Exercise prompt: Omitting the pictures, copy exactly each line from the one containing "Write the Apache ECharts code for this chart." up to and including the one containing "const yTitle = ['Pressure".

**** Recorded data

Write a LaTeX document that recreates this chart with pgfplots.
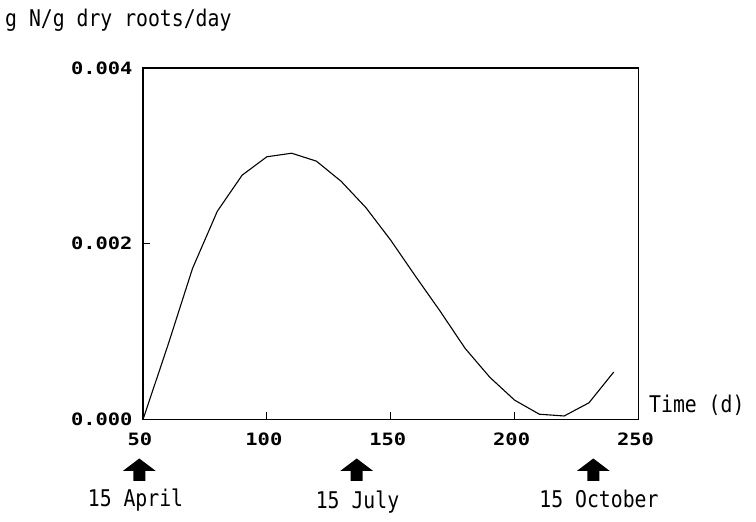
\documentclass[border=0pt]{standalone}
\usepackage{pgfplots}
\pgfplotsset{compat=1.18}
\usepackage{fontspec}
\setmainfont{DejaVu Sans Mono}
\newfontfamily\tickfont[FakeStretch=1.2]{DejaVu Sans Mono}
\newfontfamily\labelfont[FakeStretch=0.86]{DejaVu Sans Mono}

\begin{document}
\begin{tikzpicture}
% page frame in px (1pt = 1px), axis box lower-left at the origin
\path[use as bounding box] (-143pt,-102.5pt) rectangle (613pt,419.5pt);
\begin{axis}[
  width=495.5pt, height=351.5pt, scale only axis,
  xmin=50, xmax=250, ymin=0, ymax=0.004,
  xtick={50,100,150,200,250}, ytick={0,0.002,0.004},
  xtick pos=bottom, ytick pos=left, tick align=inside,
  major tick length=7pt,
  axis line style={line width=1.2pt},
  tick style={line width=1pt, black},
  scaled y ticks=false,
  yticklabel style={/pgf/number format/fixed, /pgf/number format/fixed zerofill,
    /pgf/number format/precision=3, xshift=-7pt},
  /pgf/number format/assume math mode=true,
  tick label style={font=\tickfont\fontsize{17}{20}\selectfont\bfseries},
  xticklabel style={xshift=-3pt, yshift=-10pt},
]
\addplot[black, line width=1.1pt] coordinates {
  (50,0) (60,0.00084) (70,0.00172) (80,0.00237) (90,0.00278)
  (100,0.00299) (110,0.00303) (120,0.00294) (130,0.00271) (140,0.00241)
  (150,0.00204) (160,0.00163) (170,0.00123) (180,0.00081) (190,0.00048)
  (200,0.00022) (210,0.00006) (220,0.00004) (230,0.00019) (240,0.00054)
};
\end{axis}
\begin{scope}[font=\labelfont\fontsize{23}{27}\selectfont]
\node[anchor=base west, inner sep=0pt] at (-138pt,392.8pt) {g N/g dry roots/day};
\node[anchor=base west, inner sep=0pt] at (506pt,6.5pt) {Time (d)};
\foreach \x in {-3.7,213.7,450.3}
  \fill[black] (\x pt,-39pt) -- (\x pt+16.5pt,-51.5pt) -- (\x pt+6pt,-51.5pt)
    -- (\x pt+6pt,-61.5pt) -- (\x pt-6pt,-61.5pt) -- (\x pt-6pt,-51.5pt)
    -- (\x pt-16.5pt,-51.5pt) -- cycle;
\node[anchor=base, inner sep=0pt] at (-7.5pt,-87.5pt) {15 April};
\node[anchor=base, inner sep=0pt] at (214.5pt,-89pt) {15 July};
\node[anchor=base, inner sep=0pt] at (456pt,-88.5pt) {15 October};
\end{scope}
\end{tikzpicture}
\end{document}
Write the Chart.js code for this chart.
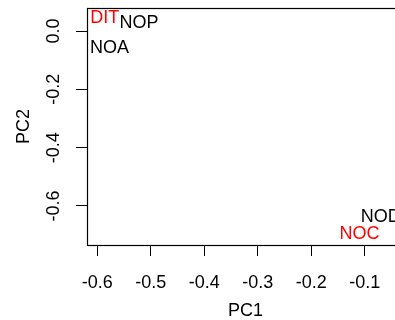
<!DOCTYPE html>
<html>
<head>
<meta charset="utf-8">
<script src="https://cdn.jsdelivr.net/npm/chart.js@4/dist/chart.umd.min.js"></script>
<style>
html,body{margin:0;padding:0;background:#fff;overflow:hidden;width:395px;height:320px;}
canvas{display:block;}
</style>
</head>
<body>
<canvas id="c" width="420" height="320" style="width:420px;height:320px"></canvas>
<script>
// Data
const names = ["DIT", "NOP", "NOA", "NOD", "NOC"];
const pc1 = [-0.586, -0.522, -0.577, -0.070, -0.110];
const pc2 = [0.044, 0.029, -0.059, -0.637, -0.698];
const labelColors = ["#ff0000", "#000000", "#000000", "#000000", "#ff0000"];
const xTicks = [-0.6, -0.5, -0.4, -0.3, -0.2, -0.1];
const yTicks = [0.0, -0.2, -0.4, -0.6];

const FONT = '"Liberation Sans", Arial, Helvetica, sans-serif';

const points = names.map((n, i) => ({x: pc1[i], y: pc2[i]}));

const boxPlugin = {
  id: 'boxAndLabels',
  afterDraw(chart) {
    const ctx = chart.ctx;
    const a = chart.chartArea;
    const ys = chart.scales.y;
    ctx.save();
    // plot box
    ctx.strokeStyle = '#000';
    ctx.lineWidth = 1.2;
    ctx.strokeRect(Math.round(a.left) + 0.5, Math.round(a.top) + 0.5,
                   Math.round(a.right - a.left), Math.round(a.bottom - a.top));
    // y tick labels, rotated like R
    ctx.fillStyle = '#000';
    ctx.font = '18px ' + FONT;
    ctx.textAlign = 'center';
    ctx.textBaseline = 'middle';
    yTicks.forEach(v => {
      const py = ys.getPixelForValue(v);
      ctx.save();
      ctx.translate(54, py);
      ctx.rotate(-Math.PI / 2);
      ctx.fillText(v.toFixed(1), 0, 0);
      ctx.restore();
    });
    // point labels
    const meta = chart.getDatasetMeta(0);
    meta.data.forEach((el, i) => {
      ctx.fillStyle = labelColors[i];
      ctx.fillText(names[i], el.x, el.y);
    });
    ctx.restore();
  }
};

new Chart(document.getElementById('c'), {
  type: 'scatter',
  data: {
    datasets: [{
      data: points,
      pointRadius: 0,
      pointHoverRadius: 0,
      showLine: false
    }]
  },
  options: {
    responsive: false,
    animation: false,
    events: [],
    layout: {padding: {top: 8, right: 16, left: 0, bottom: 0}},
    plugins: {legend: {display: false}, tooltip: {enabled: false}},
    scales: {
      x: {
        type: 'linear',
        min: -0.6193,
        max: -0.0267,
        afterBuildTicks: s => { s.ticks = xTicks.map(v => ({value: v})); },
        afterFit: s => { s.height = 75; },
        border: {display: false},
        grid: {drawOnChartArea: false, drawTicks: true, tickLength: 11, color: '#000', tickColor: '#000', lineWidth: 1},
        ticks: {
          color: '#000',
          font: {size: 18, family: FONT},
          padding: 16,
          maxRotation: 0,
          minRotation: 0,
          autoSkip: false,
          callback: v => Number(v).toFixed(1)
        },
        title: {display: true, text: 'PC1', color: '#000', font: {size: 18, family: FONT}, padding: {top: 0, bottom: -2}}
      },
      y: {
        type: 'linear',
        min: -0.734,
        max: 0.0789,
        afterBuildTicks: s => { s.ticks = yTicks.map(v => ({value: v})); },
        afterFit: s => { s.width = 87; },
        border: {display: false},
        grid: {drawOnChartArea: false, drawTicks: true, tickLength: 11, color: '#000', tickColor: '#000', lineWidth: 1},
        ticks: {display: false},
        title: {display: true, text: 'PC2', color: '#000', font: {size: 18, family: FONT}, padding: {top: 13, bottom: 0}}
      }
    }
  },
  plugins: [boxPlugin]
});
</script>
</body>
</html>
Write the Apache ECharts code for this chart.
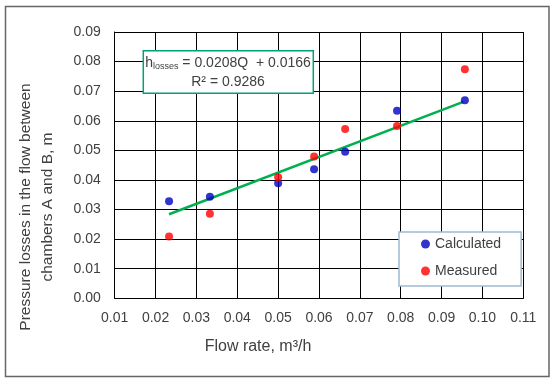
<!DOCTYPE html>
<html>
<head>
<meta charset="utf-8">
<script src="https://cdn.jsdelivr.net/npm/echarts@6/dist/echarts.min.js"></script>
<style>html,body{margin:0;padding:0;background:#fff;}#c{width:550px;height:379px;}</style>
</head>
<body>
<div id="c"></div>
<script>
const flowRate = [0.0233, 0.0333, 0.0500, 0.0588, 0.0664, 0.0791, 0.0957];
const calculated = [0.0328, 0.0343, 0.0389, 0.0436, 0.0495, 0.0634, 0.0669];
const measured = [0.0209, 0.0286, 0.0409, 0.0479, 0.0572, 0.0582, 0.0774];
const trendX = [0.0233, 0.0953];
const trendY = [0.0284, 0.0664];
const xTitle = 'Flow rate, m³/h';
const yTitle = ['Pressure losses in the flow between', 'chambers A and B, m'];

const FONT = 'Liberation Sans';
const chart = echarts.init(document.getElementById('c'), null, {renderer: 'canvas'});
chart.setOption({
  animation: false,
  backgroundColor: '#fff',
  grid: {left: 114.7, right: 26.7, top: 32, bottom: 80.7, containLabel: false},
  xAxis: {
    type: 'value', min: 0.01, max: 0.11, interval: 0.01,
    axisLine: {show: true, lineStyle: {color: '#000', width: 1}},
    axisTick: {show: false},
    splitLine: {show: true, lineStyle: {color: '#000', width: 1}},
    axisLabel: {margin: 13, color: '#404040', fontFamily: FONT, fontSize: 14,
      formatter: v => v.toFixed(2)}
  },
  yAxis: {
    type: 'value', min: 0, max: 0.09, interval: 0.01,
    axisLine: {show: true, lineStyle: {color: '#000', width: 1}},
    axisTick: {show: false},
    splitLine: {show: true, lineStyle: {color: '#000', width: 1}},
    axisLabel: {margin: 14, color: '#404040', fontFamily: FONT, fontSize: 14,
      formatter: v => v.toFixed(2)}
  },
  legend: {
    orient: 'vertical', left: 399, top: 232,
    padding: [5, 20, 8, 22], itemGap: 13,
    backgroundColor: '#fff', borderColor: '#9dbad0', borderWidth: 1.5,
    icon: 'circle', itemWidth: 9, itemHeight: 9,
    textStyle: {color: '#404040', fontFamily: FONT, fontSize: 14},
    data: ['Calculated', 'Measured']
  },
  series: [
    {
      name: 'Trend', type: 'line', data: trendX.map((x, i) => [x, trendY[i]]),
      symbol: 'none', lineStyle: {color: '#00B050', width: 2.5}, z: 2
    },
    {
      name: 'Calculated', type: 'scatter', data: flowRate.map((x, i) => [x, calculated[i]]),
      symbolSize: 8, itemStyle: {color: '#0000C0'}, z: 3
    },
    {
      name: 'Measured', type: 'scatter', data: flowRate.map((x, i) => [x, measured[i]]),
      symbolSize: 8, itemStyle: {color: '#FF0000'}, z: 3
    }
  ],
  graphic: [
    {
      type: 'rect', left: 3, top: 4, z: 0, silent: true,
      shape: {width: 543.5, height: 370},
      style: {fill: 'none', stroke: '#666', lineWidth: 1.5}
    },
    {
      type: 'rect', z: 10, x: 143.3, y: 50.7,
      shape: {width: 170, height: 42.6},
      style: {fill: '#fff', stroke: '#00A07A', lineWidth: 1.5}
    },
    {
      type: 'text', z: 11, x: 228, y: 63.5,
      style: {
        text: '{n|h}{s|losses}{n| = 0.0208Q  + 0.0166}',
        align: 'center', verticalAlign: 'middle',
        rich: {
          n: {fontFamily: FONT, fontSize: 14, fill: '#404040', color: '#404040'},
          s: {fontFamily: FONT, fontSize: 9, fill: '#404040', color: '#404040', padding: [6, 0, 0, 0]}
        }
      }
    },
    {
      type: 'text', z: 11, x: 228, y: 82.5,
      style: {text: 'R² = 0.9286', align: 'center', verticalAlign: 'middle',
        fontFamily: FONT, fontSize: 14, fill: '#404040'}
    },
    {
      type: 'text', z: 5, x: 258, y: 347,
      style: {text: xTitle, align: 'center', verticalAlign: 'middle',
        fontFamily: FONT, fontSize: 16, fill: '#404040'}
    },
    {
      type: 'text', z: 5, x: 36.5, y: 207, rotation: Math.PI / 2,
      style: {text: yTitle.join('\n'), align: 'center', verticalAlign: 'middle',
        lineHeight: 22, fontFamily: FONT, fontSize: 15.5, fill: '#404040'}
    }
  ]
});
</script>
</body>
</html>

********

Solution:
Write the Apache ECharts code for this chart.
<!DOCTYPE html>
<html>
<head>
<meta charset="utf-8">
<script src="https://cdn.jsdelivr.net/npm/echarts@6/dist/echarts.min.js"></script>
<style>html,body{margin:0;padding:0;background:#fff;}#c{width:550px;height:379px;}</style>
</head>
<body>
<div id="c"></div>
<script>
const flowRate = [0.0233, 0.0333, 0.0500, 0.0588, 0.0664, 0.0791, 0.0957];
const calculated = [0.0328, 0.0343, 0.0389, 0.0436, 0.0495, 0.0634, 0.0669];
const measured = [0.0209, 0.0286, 0.0409, 0.0479, 0.0572, 0.0582, 0.0774];
const trendX = [0.0233, 0.0953];
const trendY = [0.0284, 0.0664];
const xTitle = 'Flow rate, m³/h';
const yTitle = ['Pressure losses in the flow between', 'chambers A and B, m'];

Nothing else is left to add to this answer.